## REQUIRED TASK:
Here are records with pictures in them. Copy all of them exactly and leave the pictures out.

## DATA IN THIS EXERCISE:
+++

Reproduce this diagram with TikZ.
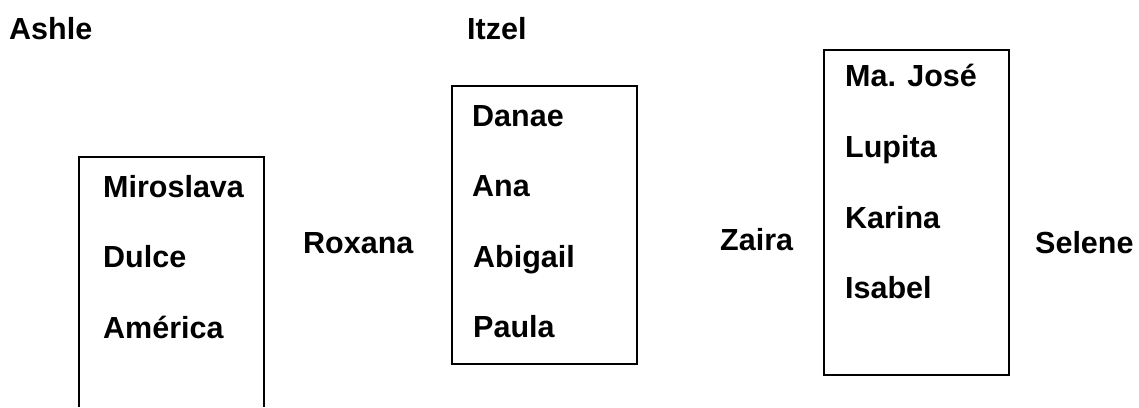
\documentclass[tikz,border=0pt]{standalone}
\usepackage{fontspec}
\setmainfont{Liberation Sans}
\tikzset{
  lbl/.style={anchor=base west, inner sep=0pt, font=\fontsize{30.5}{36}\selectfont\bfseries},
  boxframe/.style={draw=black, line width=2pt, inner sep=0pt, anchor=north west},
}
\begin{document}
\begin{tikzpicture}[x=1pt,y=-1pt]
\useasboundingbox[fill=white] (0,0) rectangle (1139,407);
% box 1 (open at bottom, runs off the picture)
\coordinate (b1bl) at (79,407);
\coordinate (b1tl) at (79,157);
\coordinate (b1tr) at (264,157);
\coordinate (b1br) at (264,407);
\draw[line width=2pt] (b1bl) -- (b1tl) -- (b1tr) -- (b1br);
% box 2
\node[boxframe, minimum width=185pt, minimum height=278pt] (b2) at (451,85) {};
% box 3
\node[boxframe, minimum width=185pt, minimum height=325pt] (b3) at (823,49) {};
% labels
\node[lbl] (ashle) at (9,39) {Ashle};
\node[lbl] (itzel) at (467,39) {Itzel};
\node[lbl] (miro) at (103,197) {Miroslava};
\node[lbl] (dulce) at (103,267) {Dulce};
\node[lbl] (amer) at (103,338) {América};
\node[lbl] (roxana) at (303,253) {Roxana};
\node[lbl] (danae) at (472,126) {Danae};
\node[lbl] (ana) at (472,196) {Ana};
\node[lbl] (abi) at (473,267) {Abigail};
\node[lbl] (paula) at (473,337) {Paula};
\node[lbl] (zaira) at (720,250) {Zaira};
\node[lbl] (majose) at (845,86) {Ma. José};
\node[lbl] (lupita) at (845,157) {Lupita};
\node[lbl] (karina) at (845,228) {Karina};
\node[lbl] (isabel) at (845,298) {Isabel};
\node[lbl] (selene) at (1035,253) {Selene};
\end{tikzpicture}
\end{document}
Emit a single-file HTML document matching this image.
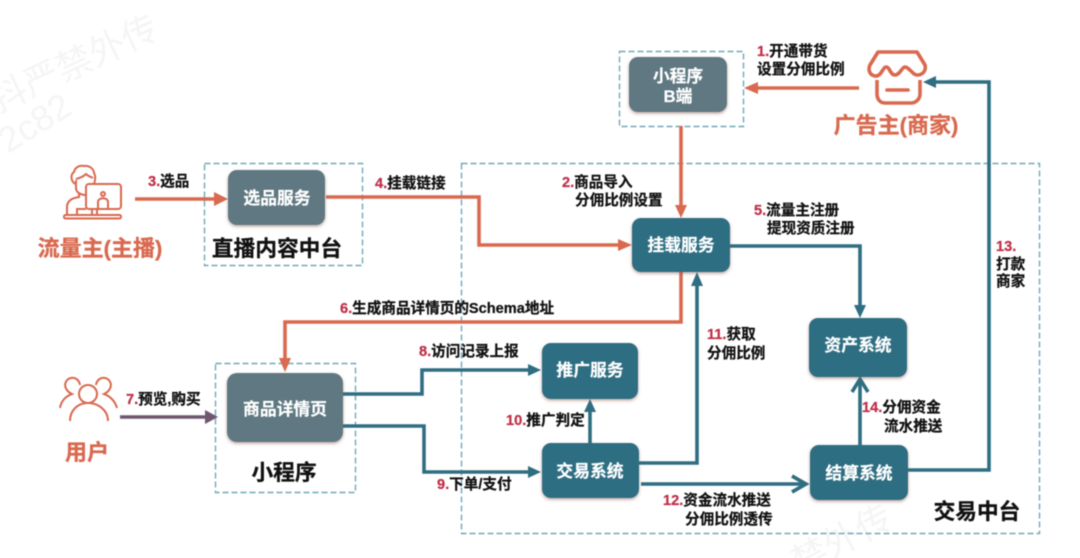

+++

## FINISHED EXERCISE:
Reproduce this diagram with TikZ.
\documentclass[tikz,border=0pt]{standalone}
\usepackage{fontspec}
\setmainfont{Liberation Sans}
\tikzset{
  lbl/.style={anchor=base west, inner sep=0pt, font=\fontsize{30.5}{36}\selectfont\bfseries},
  boxframe/.style={draw=black, line width=2pt, inner sep=0pt, anchor=north west},
}
\begin{document}
\begin{tikzpicture}[x=1pt,y=-1pt]
\useasboundingbox[fill=white] (0,0) rectangle (1139,407);
% box 1 (open at bottom, runs off the picture)
\coordinate (b1bl) at (79,407);
\coordinate (b1tl) at (79,157);
\coordinate (b1tr) at (264,157);
\coordinate (b1br) at (264,407);
\draw[line width=2pt] (b1bl) -- (b1tl) -- (b1tr) -- (b1br);
% box 2
\node[boxframe, minimum width=185pt, minimum height=278pt] (b2) at (451,85) {};
% box 3
\node[boxframe, minimum width=185pt, minimum height=325pt] (b3) at (823,49) {};
% labels
\node[lbl] (ashle) at (9,39) {Ashle};
\node[lbl] (itzel) at (467,39) {Itzel};
\node[lbl] (miro) at (103,197) {Miroslava};
\node[lbl] (dulce) at (103,267) {Dulce};
\node[lbl] (amer) at (103,338) {América};
\node[lbl] (roxana) at (303,253) {Roxana};
\node[lbl] (danae) at (472,126) {Danae};
\node[lbl] (ana) at (472,196) {Ana};
\node[lbl] (abi) at (473,267) {Abigail};
\node[lbl] (paula) at (473,337) {Paula};
\node[lbl] (zaira) at (720,250) {Zaira};
\node[lbl] (majose) at (845,86) {Ma. José};
\node[lbl] (lupita) at (845,157) {Lupita};
\node[lbl] (karina) at (845,228) {Karina};
\node[lbl] (isabel) at (845,298) {Isabel};
\node[lbl] (selene) at (1035,253) {Selene};
\end{tikzpicture}
\end{document}
Emit a single-file HTML document matching this image.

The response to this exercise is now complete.